4) Fourth, Brandon and Franciscus and I put our paper on [Props in network theory](https://arxiv.org/abs/1707.08321) onto the arXiv. Shortly afterward, I got a comment from the category theorist Thomas Holder. He said:
> Please excuse me for making a couple of comments on your arXiv.1707.08321. For one your first reference in the bibliography is empty.
This proves that the first thing people do is look at your bibliography. I fixed this.
> The other thing is, since you pay considerable attention to the history of the subject, I'd like to point out that the use of monoidal categories in network theory including the use of string diagrams was pioneered by the German computer scientist Günter Hotz in 1965/66 and that by the end of the 1960s there was considerable activity by his group in Saarbrücken with some nice results e.g. Hans Langmaarck discovered the first ordering of the braid group in the process of giving normal forms for the morphisms in 1969. At the same time this was taken up by a research group in East Germany around the algebraicist Lothar Budach, a former student of Krull's, in collaboration with Hans-Joachim Hoehnke leading to a monumental monograph on 'Automaten und Funktoren' in 1975. David Benson at that time also worked in this framework.
> Most of this work is unfortunately in German (e.g. a monograph of Hotz on 'Schaltkreistheorie' or Boolean circuit theory in 1974) - you find some of the relevant references at the nLab entry on Hotz.

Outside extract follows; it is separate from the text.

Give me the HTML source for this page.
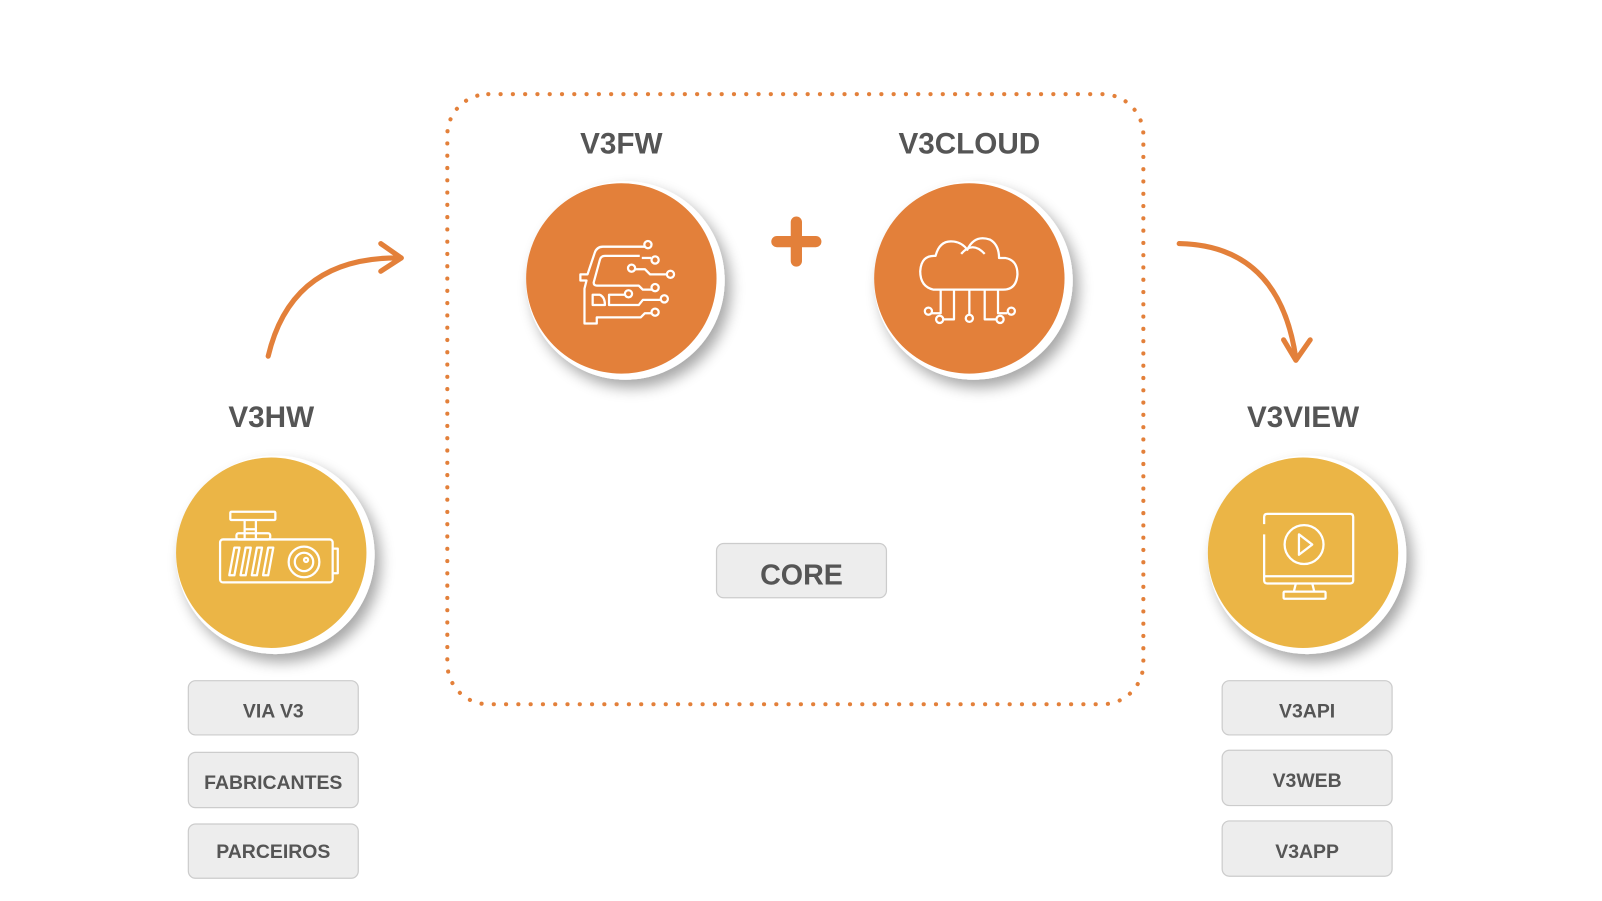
<!DOCTYPE html>
<html><head><meta charset="utf-8"><style>
html,body{margin:0;padding:0;background:#fff;overflow:hidden;}
svg{display:block;}
text{font-family:"Liberation Sans",sans-serif;font-weight:bold;fill:#555;text-anchor:middle;}
</style></head><body>
<svg width="1602" height="901" viewBox="0 0 1602 901" xmlns="http://www.w3.org/2000/svg">
<defs>
<filter id="sh" x="-30%" y="-30%" width="160%" height="160%">
<feGaussianBlur in="SourceAlpha" stdDeviation="7"/><feOffset dx="6" dy="8"/>
<feComponentTransfer><feFuncA type="linear" slope="0.35"/></feComponentTransfer>
<feMerge><feMergeNode/><feMergeNode in="SourceGraphic"/></feMerge></filter>
</defs>
<g transform="scale(1.0236)">
<rect x="437" y="92" width="680" height="596" rx="40" fill="none" stroke="#E3803A" stroke-width="4" stroke-linecap="round" stroke-dasharray="0.1 11.9"/>

<text x="607" y="150" font-size="29">V3FW</text>
<text x="947" y="150" font-size="29">V3CLOUD</text>
<text x="265" y="417" font-size="29">V3HW</text>
<text x="1273" y="417" font-size="29">V3VIEW</text>

<g filter="url(#sh)">
<circle cx="611" cy="274" r="97" fill="#fff"/>
<circle cx="951" cy="274" r="97" fill="#fff"/>
<circle cx="269" cy="542" r="97" fill="#fff"/>
<circle cx="1277" cy="542" r="97" fill="#fff"/>
</g>
<circle cx="607" cy="272" r="93" fill="#E3803A"/>
<circle cx="947" cy="272" r="93" fill="#E3803A"/>
<circle cx="265" cy="540" r="93" fill="#EBB546"/>
<circle cx="1273" cy="540" r="93" fill="#EBB546"/>

<path d="M778 217 V255 M759 236 H797" stroke="#E3803A" stroke-width="11" stroke-linecap="round"/>

<g fill="none" stroke="#fff" stroke-width="2.2" stroke-linejoin="round">
<path d="M630 241 H589 Q583 241 581 247 L574 268 H567 V274 H573 L571 282 V316 H583 V310 H626 L630 306 H637"/>
<path d="M625 250 H591 Q587 250 586 254 L580 276 Q580 279 583 279 H624 L628 283 H637"/>
<path d="M579 288 H586 Q591 290 591 298 H579 Z"/>
<path d="M611 288 H595 V298 H624 L628 293 H645"/>
<path d="M620 263 H630 L635 268 H652"/>
<path d="M627 252 H636"/>
<circle cx="633" cy="239" r="3.5"/><circle cx="640" cy="254" r="3.5"/><circle cx="617" cy="262" r="3.5"/>
<circle cx="655" cy="268" r="3.5"/><circle cx="640" cy="281" r="3.5"/><circle cx="614" cy="287" r="3.5"/>
<circle cx="649" cy="292" r="3.5"/><circle cx="640" cy="305" r="3.5"/>
</g>

<g fill="none" stroke="#fff" stroke-width="2.2" stroke-linejoin="round">
<path d="M912 283 Q899 280 899 265 Q900 249 914 250 Q918 234 932 236 Q940 237 945 244 Q952 229 967 234 Q976 239 976 252 H982 Q994 254 994 268 Q993 283 980 283 Z"/>
<path d="M939 248 Q950 235 962 248"/>
<path d="M919 283 V306 H910 M932 283 V312 H921 M947 283 V307 M962 283 V312 H973 M975 283 V306 H984"/>
<circle cx="907" cy="304" r="3.5"/><circle cx="918" cy="312" r="3.5"/><circle cx="947" cy="311" r="3.5"/>
<circle cx="977" cy="312" r="3.5"/><circle cx="988" cy="304" r="3.5"/>
</g>

<g fill="none" stroke="#fff" stroke-width="2.2" stroke-linejoin="round">
<rect x="225" y="500" width="44" height="8" rx="1"/>
<path d="M239 508 V517 H250 V508 M239 517 V527 M250 517 V527"/>
<rect x="231" y="521" width="33" height="6" rx="2"/>
<rect x="215" y="527" width="110" height="42" rx="3"/>
<path d="M325 536 H330 V560 H325"/>
<path d="M224 562 L229 535 H234 L229 562 Z M235 562 L240 535 H245 L240 562 Z M246 562 L251 535 H256 L251 562 Z M257 562 L262 535 H267 L262 562 Z"/>
<circle cx="297" cy="549" r="15"/><circle cx="297" cy="549" r="9"/><circle cx="299" cy="547" r="2"/>
</g>

<g fill="none" stroke="#fff" stroke-width="2.2" stroke-linejoin="round">
<path d="M1235 512 V505 Q1235 502 1238 502 H1319 Q1322 502 1322 505 V567 Q1322 570 1319 570 H1238 Q1235 570 1235 567 V522"/>
<path d="M1235 563 H1322"/>
<circle cx="1274" cy="532" r="19"/>
<path d="M1269 522 L1282 532 L1269 542 Z"/>
<path d="M1266 570 L1264 578 M1282 570 L1284 578"/>
<rect x="1254" y="578" width="41" height="7" rx="1"/>
</g>

<g fill="none" stroke="#E3803A" stroke-width="5" stroke-linecap="round" stroke-linejoin="round">
<path d="M262 348 Q285 250 392 252"/>
<path d="M372 238 L392 252 L372 265"/>
<path d="M1152 238 Q1250 240 1266 350"/>
<path d="M1254 332 L1266 352 L1280 332"/>
</g>

<g fill="#EDEDED" stroke="#ccc" stroke-width="1.2">
<rect x="184" y="665" width="166" height="53" rx="7"/>
<rect x="184" y="735" width="166" height="54" rx="7"/>
<rect x="184" y="805" width="166" height="53" rx="7"/>
<rect x="1194" y="665" width="166" height="53" rx="7"/>
<rect x="1194" y="733" width="166" height="54" rx="7"/>
<rect x="1194" y="802" width="166" height="54" rx="7"/>
<rect x="700" y="531" width="166" height="53" rx="7"/>
</g>
<text x="267" y="701" font-size="19">VIA V3</text>
<text x="267" y="771" font-size="19">FABRICANTES</text>
<text x="267" y="838" font-size="19">PARCEIROS</text>
<text x="1277" y="701" font-size="19">V3API</text>
<text x="1277" y="769" font-size="19">V3WEB</text>
<text x="1277" y="838" font-size="19">V3APP</text>
<text x="783" y="571" font-size="28">CORE</text>
</g>
</svg>
</body></html>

> Permit me to unload here an observation which for a lack of proper understanding of QFT I've never known much what to make of: One of the results in the Budach-Hoehnke book is a generalization of the Chomsky normal form for context-free grammars which says that the morphisms (=syntactical derivations) in the monoidal category corresponding to your (not necessarily context-free) grammar have a normal form provided the rewriting rules that generate your category don't include at the same time a (creation) rule that rewrites the empty string to a non empty string e->X1...Xn and the reverse annihilation rule X1...Xn->e. This suggests that (at least to a non cognoscente like me) that renormalization of a QFT is tied to the normalization of the corresponding theory of Feynman diagrams.
> thanks for your patience&best wishes Thomas Holder
Personally I think the relation between "normalization of strings" and "renormalization in QFT" is mainly just a pun, but the remarks on Hotz are interesting and I may decide to add something about his work to our paper.